PHILADELPHIA - Heart attack patients are at the greatest risk of losing their lives in the first critical minutes.

"If a patient is having a very severe heart attack, we're tasked with having the patient in the cath lab and having the artery opened within 90 minutes," said Dr. Brian O'Neill, an associate professor of medicine at Temple University in Philadelphia.

But what happens during those 90 minutes? Traditionally, it's been a high-dose IV of drugs to regulate blood flow and pressure.

"Ironically, these medicines are somewhat toxic to the body and to the heart, specifically," said Dr. Val Rikita, also of Temple University. "It's akin to flogging a horse that you're trying to ride and you're trying to get that last ounce of strength out of it."

That's because the infusions are derivatives of adrenaline, but Temple University doctors are establishing protocol for a new device called the Impella pump.

"This device lets the heart rest, as opposed to flogging it, allowing the best chance of recovery after the balloon and the stent are performed," Rikita explained.

The tiny Impella pump is temporarily inserted through the groin to stabilize blood flow, giving the interventional cardiologist time to deploy the permanent stent to keep the artery open.
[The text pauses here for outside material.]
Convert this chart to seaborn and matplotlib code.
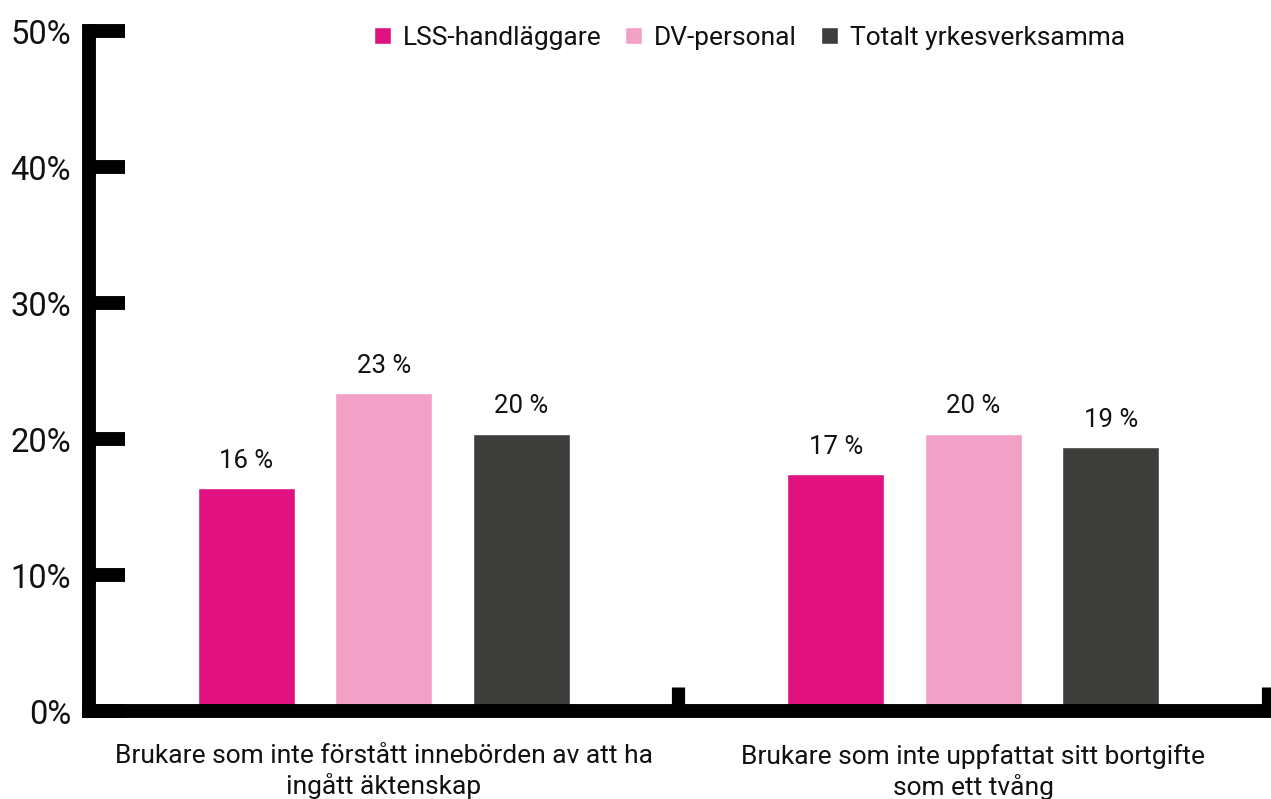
import matplotlib
matplotlib.use("Agg")
import matplotlib.pyplot as plt
import pandas as pd
import seaborn as sns
from matplotlib.ticker import FixedLocator

# Data
categories = [
    "Brukare som inte förstått innebörden av att ha\ningått äktenskap",
    "Brukare som inte uppfattat sitt bortgifte\nsom ett tvång",
]
groups = ["LSS-handläggare", "DV-personal", "Totalt yrkesverksamma"]
lss = [16.4, 17.4]
dv = [23.4, 20.4]
totalt = [20.4, 19.4]
value_labels = [["16 %", "17 %"], ["23 %", "20 %"], ["20 %", "19 %"]]
colors = ["#E1127F", "#F2A0C5", "#3D3D3C"]

rows = []
for g, vals in zip(groups, [lss, dv, totalt]):
    for c, v in zip(categories, vals):
        rows.append({"category": c, "group": g, "value": v})
df = pd.DataFrame(rows)

sns.set_style("white")
plt.rcParams["font.family"] = ["Roboto", "DejaVu Sans"]

fig = plt.figure(figsize=(12.71, 7.99), dpi=100)
ax = fig.add_axes([0.070, 0.110, 0.9276, 0.851])

sns.barplot(
    data=df, x="category", y="value", hue="group",
    palette=colors, width=0.70, gap=0.295, saturation=1,
    ax=ax, legend=True,
)

# value labels above the bars
for cont, labels in zip(ax.containers, value_labels):
    ax.bar_label(cont, labels=labels, padding=11, fontsize=18.5, color="#111111")

ax.set_xlim(-0.5, 1.5)
ax.set_ylim(0, 50)
ax.set_yticks(range(0, 51, 10))
ax.set_yticklabels([f"{v}%" for v in range(0, 51, 10)])
ax.set_xlabel("")
ax.set_ylabel("")

# thick axes like the original
for side in ["top", "right"]:
    ax.spines[side].set_visible(False)
for side in ["left", "bottom"]:
    ax.spines[side].set_linewidth(10)
    ax.spines[side].set_color("black")
    ax.spines[side].set_capstyle("projecting")

ax.tick_params(axis="y", direction="in", length=26, width=10, color="black",
               labelsize=23.5, pad=13, left=True, labelcolor="#111111")
ax.tick_params(axis="x", which="major", length=0, labelsize=19, pad=24,
               labelcolor="#111111")
ax.xaxis.set_minor_locator(FixedLocator([0.5, 1.5]))
ax.tick_params(axis="x", which="minor", direction="in", length=17, width=9.5,
               color="black", bottom=True)

leg = ax.legend(
    loc="center", bbox_to_anchor=(0.56, 0.99), ncol=3, frameon=False,
    fontsize=19, handlelength=0.65, handleheight=0.65, handletextpad=0.45,
    columnspacing=0.9,
)
for t in leg.get_texts():
    t.set_color("#111111")

fig.savefig("out.png", dpi=100)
"The catheter goes across the left ventricle like this and it sits and allows the blood to be sucked from the left ventricle and injected into the aorta, which is the largest chamber of the heart," O'Neill said. "This device will allow us to support those patients and keep them stable during the procedure because what can sometimes happen during the procedure to open a blocked artery, they can become very critically ill on the table and potentially suffer cardiac arrest."

Temple was one of 65 hospitals involved in studying the protocol, which took place over three years, primarily treating older men with heart disease. The Impella pump is FDA-approved, and at least one doctor involved in the protocol predicts it could raise the survival rate in heart attack patients by 80%.